[SUPPLIED DATA]:
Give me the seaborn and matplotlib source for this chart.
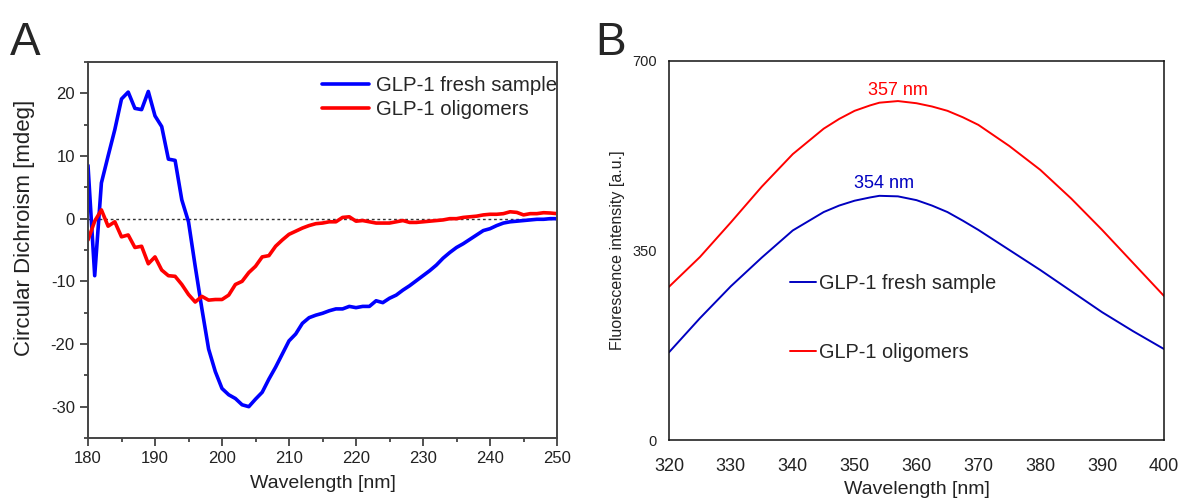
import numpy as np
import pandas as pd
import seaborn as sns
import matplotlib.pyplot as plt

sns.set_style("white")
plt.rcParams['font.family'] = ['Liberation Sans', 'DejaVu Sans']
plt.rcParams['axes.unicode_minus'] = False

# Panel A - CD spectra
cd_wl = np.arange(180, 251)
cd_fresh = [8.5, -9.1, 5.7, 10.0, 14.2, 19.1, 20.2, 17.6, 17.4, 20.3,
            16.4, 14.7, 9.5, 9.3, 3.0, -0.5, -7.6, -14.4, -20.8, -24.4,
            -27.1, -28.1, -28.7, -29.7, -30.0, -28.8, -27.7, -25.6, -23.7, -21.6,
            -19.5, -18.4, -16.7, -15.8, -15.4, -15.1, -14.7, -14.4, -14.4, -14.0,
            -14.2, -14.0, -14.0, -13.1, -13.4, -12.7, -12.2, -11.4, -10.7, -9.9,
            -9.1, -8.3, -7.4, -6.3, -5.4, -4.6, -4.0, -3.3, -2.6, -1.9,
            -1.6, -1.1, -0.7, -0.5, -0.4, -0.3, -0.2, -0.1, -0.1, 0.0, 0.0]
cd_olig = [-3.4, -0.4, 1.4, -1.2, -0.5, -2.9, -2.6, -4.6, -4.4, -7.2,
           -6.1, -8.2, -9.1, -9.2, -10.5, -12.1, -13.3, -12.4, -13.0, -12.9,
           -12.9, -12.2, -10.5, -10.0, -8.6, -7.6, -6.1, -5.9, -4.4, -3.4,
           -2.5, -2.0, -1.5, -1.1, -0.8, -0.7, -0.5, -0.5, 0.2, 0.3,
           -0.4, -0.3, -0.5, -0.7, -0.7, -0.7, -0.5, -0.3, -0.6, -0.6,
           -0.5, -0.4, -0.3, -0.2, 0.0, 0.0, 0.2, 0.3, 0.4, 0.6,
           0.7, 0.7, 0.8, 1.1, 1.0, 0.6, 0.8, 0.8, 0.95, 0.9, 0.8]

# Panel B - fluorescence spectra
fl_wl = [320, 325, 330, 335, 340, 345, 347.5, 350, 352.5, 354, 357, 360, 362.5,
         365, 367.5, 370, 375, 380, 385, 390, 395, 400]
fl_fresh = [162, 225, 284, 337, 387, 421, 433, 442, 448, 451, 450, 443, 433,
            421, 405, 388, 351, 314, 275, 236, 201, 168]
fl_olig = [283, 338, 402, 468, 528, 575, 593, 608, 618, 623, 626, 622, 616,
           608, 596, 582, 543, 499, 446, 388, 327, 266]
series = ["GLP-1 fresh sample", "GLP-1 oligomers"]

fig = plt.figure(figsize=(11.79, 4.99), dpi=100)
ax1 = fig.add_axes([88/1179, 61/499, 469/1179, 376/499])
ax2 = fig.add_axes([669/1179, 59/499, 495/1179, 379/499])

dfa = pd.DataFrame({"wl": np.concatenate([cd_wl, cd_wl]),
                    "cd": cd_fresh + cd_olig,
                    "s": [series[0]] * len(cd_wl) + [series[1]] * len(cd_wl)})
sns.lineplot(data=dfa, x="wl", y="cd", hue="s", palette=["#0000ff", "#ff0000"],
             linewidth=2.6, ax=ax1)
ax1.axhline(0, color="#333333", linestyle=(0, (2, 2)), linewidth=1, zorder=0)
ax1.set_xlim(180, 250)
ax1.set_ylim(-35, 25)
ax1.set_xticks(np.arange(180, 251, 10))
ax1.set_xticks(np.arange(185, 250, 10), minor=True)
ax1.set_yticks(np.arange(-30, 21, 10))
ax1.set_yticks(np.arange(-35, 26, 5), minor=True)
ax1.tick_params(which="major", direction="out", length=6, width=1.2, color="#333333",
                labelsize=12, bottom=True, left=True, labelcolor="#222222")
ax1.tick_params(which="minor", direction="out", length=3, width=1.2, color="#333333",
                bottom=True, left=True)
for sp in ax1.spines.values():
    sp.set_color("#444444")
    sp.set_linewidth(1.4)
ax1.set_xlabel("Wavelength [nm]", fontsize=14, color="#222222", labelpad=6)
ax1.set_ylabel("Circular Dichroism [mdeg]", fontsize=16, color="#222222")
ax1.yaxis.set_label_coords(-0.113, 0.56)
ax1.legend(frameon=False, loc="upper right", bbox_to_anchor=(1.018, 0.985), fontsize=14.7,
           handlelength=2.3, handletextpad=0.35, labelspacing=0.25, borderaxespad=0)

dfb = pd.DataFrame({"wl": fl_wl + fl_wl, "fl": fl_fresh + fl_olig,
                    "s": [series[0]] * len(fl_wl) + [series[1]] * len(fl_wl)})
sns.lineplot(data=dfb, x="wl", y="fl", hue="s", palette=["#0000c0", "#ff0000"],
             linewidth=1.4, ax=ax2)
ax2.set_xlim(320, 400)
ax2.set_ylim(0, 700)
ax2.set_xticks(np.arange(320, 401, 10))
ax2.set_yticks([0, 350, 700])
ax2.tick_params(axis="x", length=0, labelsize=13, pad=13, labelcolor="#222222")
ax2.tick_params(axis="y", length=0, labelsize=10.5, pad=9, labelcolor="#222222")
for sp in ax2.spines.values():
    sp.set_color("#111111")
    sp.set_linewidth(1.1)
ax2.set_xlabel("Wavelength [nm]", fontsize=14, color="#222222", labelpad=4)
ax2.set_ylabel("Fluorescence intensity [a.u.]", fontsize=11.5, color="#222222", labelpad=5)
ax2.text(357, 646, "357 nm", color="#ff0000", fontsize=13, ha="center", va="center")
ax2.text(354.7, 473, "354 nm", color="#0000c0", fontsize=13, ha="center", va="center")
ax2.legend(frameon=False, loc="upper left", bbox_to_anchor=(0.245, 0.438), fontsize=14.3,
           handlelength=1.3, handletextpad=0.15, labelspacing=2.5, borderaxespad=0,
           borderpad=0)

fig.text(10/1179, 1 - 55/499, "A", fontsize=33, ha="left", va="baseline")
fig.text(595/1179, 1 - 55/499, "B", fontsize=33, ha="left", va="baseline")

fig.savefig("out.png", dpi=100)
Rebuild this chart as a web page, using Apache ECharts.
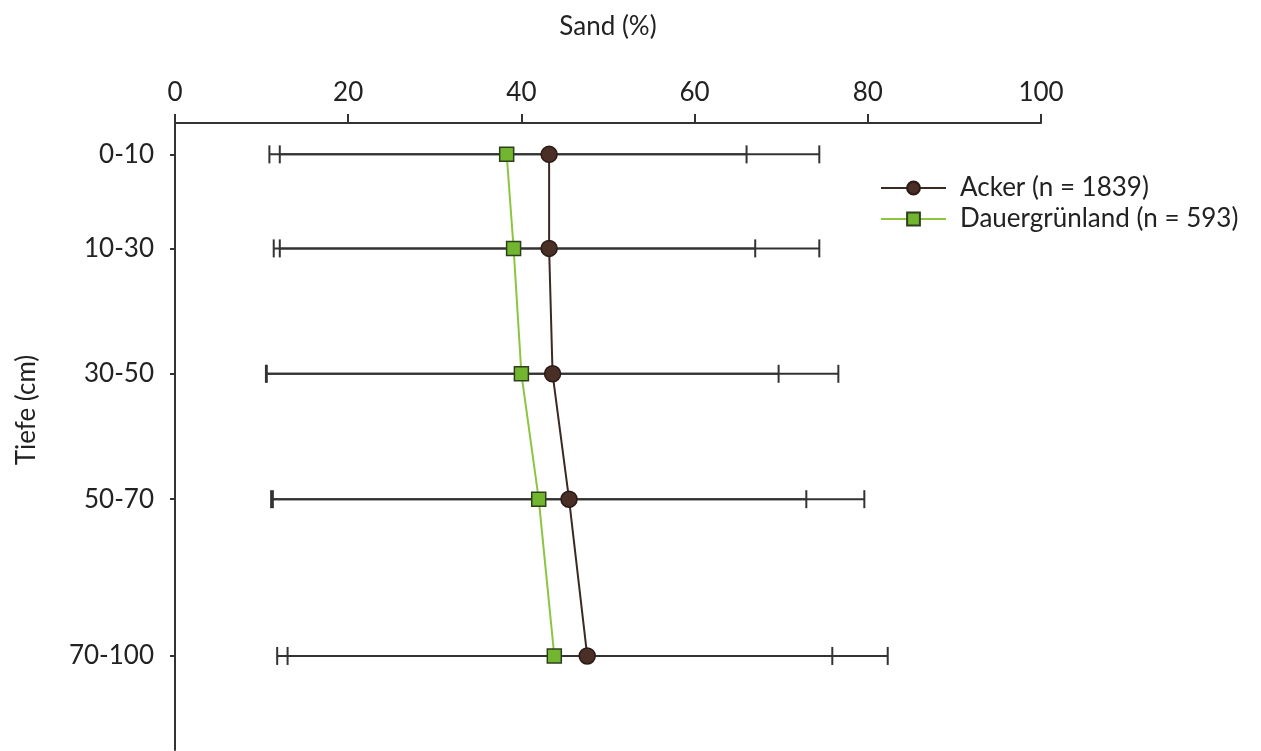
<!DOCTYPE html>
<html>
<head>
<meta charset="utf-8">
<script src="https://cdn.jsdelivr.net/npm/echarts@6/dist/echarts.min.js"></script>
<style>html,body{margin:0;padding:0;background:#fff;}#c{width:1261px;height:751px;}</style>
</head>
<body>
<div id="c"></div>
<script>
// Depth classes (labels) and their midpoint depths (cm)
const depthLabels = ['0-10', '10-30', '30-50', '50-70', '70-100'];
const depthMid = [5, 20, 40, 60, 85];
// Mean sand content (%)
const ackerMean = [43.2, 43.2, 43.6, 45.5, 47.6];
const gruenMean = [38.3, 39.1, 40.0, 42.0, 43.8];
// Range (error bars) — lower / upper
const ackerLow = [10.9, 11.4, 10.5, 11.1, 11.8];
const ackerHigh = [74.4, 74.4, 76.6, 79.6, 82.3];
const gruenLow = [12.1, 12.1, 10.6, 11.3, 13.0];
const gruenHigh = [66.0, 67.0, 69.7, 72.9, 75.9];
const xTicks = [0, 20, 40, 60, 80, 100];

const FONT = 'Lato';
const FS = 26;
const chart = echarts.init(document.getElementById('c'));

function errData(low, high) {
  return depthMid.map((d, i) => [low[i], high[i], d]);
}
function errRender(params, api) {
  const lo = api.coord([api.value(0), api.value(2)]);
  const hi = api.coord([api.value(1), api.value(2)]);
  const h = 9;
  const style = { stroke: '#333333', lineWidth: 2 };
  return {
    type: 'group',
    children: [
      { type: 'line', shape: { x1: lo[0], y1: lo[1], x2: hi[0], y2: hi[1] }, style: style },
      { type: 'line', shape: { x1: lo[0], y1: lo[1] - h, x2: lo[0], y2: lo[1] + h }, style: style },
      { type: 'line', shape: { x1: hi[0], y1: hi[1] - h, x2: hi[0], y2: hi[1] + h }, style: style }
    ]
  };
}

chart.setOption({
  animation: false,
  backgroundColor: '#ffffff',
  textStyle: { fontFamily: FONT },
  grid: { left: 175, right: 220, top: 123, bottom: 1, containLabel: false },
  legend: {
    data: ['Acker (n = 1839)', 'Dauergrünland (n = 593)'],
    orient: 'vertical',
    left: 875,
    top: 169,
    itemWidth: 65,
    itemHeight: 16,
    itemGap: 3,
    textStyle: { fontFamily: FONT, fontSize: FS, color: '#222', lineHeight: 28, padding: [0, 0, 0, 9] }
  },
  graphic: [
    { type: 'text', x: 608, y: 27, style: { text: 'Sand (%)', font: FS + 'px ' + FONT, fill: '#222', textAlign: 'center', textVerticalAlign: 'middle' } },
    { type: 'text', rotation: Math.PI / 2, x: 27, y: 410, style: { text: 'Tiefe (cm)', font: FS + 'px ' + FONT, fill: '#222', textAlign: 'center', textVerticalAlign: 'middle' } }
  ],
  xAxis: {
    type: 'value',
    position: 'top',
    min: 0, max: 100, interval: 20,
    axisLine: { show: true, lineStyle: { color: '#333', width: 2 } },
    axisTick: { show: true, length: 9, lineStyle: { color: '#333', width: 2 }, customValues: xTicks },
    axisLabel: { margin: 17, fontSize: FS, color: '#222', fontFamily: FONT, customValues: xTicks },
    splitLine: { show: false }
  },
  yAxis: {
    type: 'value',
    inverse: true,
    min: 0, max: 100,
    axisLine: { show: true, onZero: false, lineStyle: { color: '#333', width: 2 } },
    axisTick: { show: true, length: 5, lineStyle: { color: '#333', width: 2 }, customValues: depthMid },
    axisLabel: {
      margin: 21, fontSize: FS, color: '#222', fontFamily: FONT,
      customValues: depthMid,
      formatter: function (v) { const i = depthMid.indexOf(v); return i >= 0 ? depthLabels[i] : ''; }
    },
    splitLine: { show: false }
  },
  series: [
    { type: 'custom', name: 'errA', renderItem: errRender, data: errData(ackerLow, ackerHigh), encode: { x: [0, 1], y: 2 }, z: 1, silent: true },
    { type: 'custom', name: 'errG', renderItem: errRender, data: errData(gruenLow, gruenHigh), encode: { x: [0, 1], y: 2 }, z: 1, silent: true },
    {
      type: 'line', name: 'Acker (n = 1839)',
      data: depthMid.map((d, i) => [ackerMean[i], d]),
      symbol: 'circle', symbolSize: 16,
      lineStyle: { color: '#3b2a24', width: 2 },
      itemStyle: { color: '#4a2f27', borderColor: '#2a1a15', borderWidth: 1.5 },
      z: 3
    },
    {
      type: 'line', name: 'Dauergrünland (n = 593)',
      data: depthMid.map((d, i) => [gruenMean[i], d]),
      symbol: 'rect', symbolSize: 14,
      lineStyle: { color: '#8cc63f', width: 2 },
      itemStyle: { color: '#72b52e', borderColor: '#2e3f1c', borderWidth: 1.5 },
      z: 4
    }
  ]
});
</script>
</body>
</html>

[WRITTEN INSTRUCTION]: Go from the first line of the listing to the line holding "0.7, 0.7, 0.8, 1.1, 1.0, 0.6, 0.8, 0.8, 0.95, 0.9, 0.8]" and, please, transcribe those lines exactly, both included, with no pictures.

[THE RESPONSE]:
Give me the seaborn and matplotlib source for this chart.
import numpy as np
import pandas as pd
import seaborn as sns
import matplotlib.pyplot as plt

sns.set_style("white")
plt.rcParams['font.family'] = ['Liberation Sans', 'DejaVu Sans']
plt.rcParams['axes.unicode_minus'] = False

# Panel A - CD spectra
cd_wl = np.arange(180, 251)
cd_fresh = [8.5, -9.1, 5.7, 10.0, 14.2, 19.1, 20.2, 17.6, 17.4, 20.3,
            16.4, 14.7, 9.5, 9.3, 3.0, -0.5, -7.6, -14.4, -20.8, -24.4,
            -27.1, -28.1, -28.7, -29.7, -30.0, -28.8, -27.7, -25.6, -23.7, -21.6,
            -19.5, -18.4, -16.7, -15.8, -15.4, -15.1, -14.7, -14.4, -14.4, -14.0,
            -14.2, -14.0, -14.0, -13.1, -13.4, -12.7, -12.2, -11.4, -10.7, -9.9,
            -9.1, -8.3, -7.4, -6.3, -5.4, -4.6, -4.0, -3.3, -2.6, -1.9,
            -1.6, -1.1, -0.7, -0.5, -0.4, -0.3, -0.2, -0.1, -0.1, 0.0, 0.0]
cd_olig = [-3.4, -0.4, 1.4, -1.2, -0.5, -2.9, -2.6, -4.6, -4.4, -7.2,
           -6.1, -8.2, -9.1, -9.2, -10.5, -12.1, -13.3, -12.4, -13.0, -12.9,
           -12.9, -12.2, -10.5, -10.0, -8.6, -7.6, -6.1, -5.9, -4.4, -3.4,
           -2.5, -2.0, -1.5, -1.1, -0.8, -0.7, -0.5, -0.5, 0.2, 0.3,
           -0.4, -0.3, -0.5, -0.7, -0.7, -0.7, -0.5, -0.3, -0.6, -0.6,
           -0.5, -0.4, -0.3, -0.2, 0.0, 0.0, 0.2, 0.3, 0.4, 0.6,
           0.7, 0.7, 0.8, 1.1, 1.0, 0.6, 0.8, 0.8, 0.95, 0.9, 0.8]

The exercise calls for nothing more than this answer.